Since September 2013 — before the new east-west runway opened as part of the $8.7 billion O'Hare Modernization Program — the number of complaints have skyrocketed approximately 1,760 percent, according to the commission.

Darrin Thomas, the creator of an app released that streamlines the process warned the commission to brace for an onslaught of complaints in the February tally.

More than 200,000 complaints have been filed with the city through chicagonoisecomplaint.com — enough to take the city's servers down repeatedly with the huge influx, Thomas told the commission.

"At what point do the numbers mean that we get a voice?" Thomas asked. "I want to target that number."

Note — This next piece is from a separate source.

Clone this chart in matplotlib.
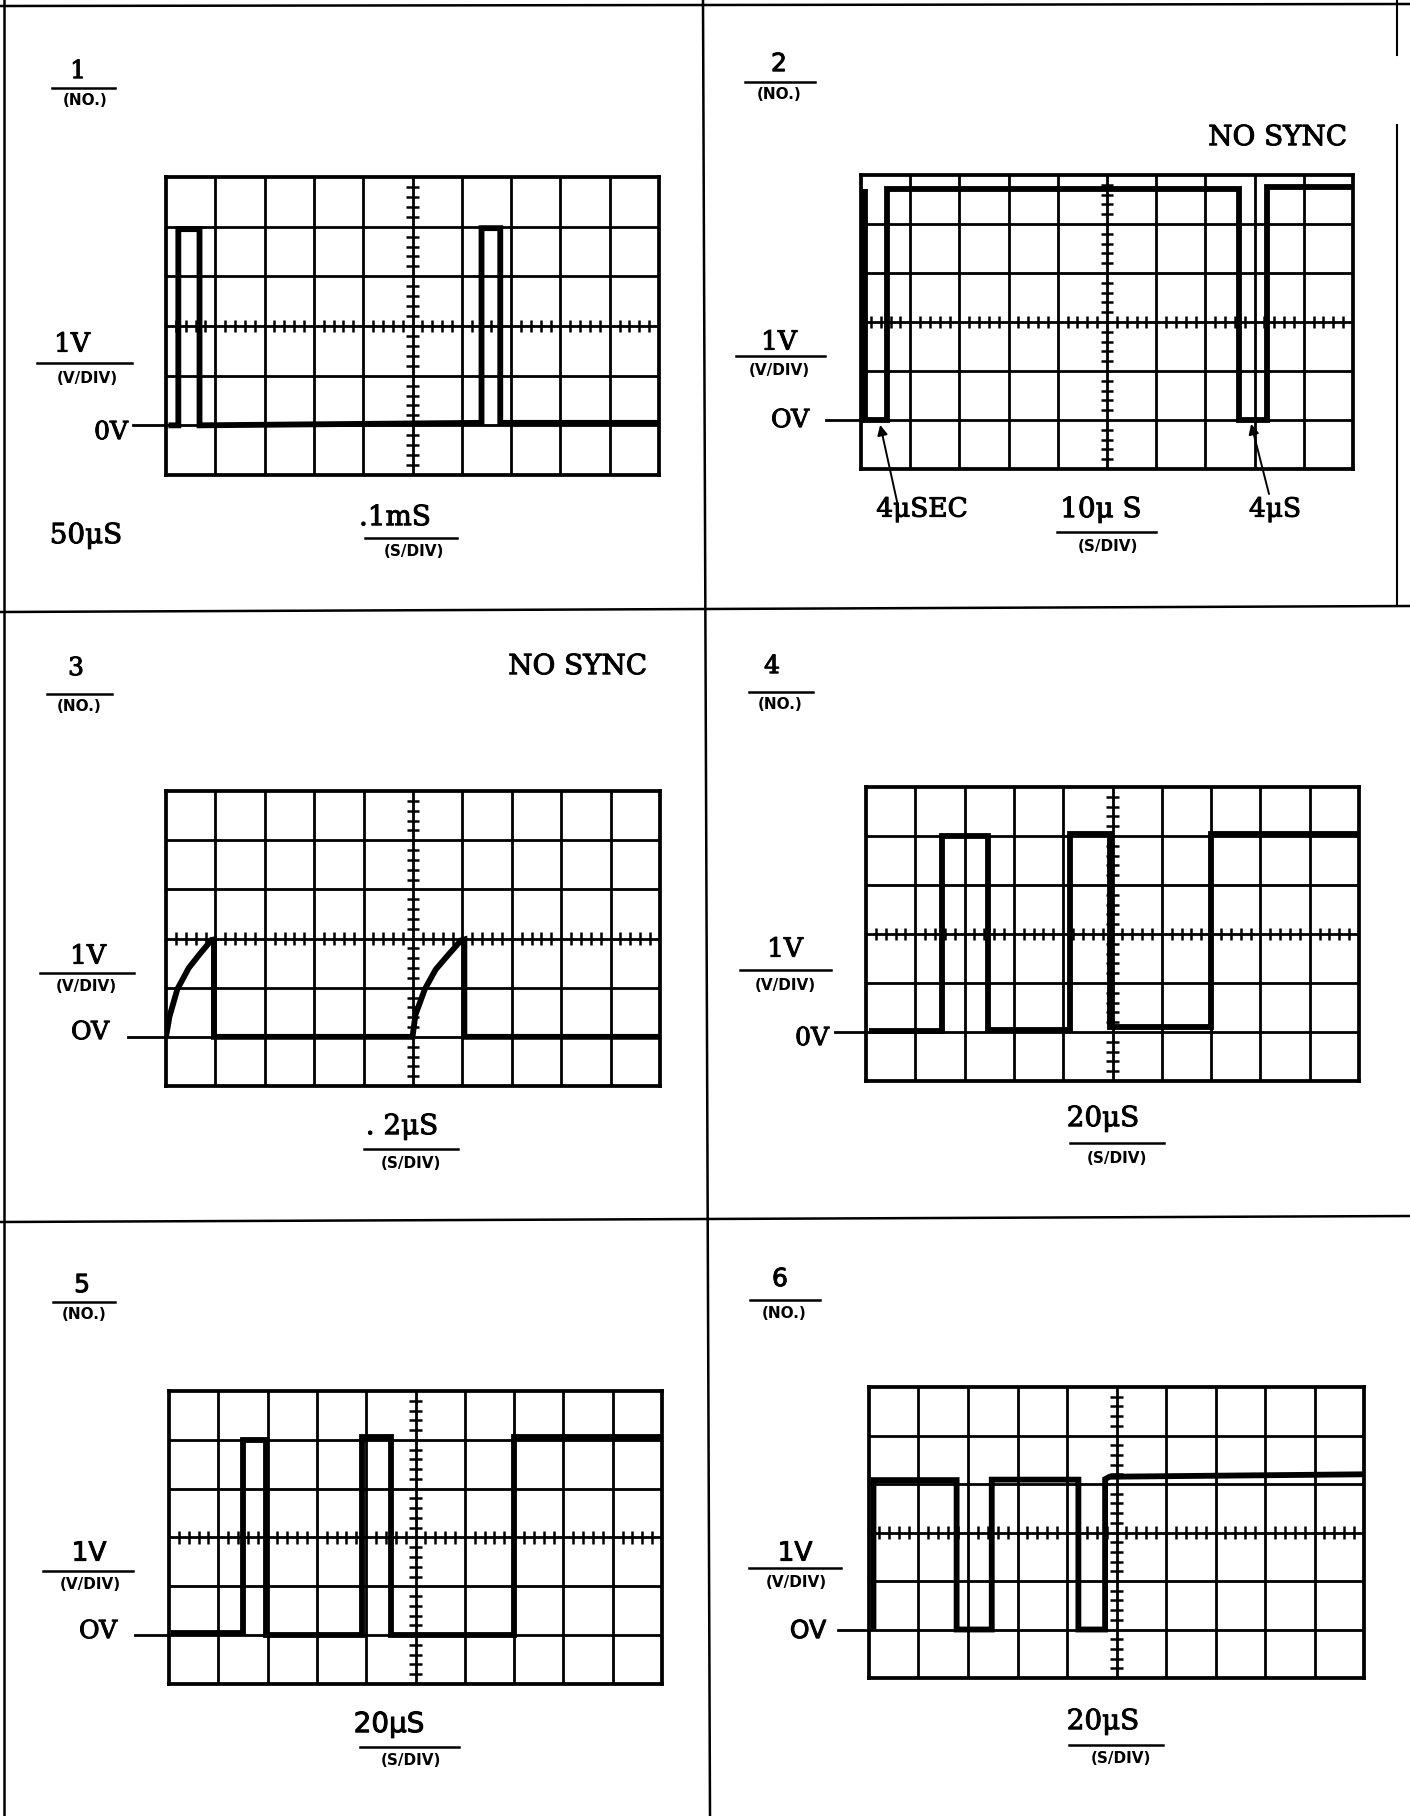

Mount Prospect Village President Arlene Juracek, who was elected Friday as chairwoman of the commission, said regardless of whether residents file "30,000 complaints or 300,000 complaints" the 55-member group knows people are suffering because of the jet noise.

Residents of the 40th Ward, which includes which includes parts of West Ridge, Andersonville, Edgewater, Rogers Park, Lincoln Square and Ravenswood, filed the highest number of complaints in January of any Chicago ward, logging 4,725 complaints. In December, residents of that North Side Ward filed only 252 complaints.

Residents of the 41st Ward, which includes Norwood Park and Edison Park, logged 1,221 objections to the sound of planes taking off and landing at O'Hare, a decrease of approximately 36 percent from November.

Ald. Mary O'Connor (41st) will face Chicago firefighter Anthony Napolitano in a runoff on April 7. Napolitano credits anger about jet noise — and at the city's response — for boosting his campaign.

Residents of the 45th Ward, which includes Jefferson Park and parts of Gladstone Park, Old Irving Park, Portage Park and Forest Glen, filed 1,104 complaints, a decrease of 5 percent from December.

Ald. John Arena (45th) will face Chicago Police Lt. John Garrido on April 7.

Another of O'Hare's diagonal runways is scheduled to be decommissioned in August to allow flight operations to be reconfigured before a another new east-west runway opens in October, officials said.

That plan has drawn fire from the Fair Allocation in Runways Coalition, which has urged elected officials to reduce the amount of noise over the Far Northwest Side by spreading out arrivals and departures among all of the runways.

If a diagonal runway is closed, the skies above Jefferson Park, Edgebrook, Sauganash and North Park could be even noisier, according to members of the coalition. Residents in those neighborhoods heard little to no jet racket before the runway opened in 2013.

However, the runway scheduled to be decommissioned was used for only 1 percent of daytime operations at O'Hare, because it intersects with other runways, officials said.

Flight patterns at O'Hare are designed to ensure the airport operated as efficiently and safely as possible, federal aviation officials said.

Only eight runways are allowed by the law that approved the expansion plan to be in use at O'Hare at any one time, Federal Aviation Administration spokesman Tony Molinaro said.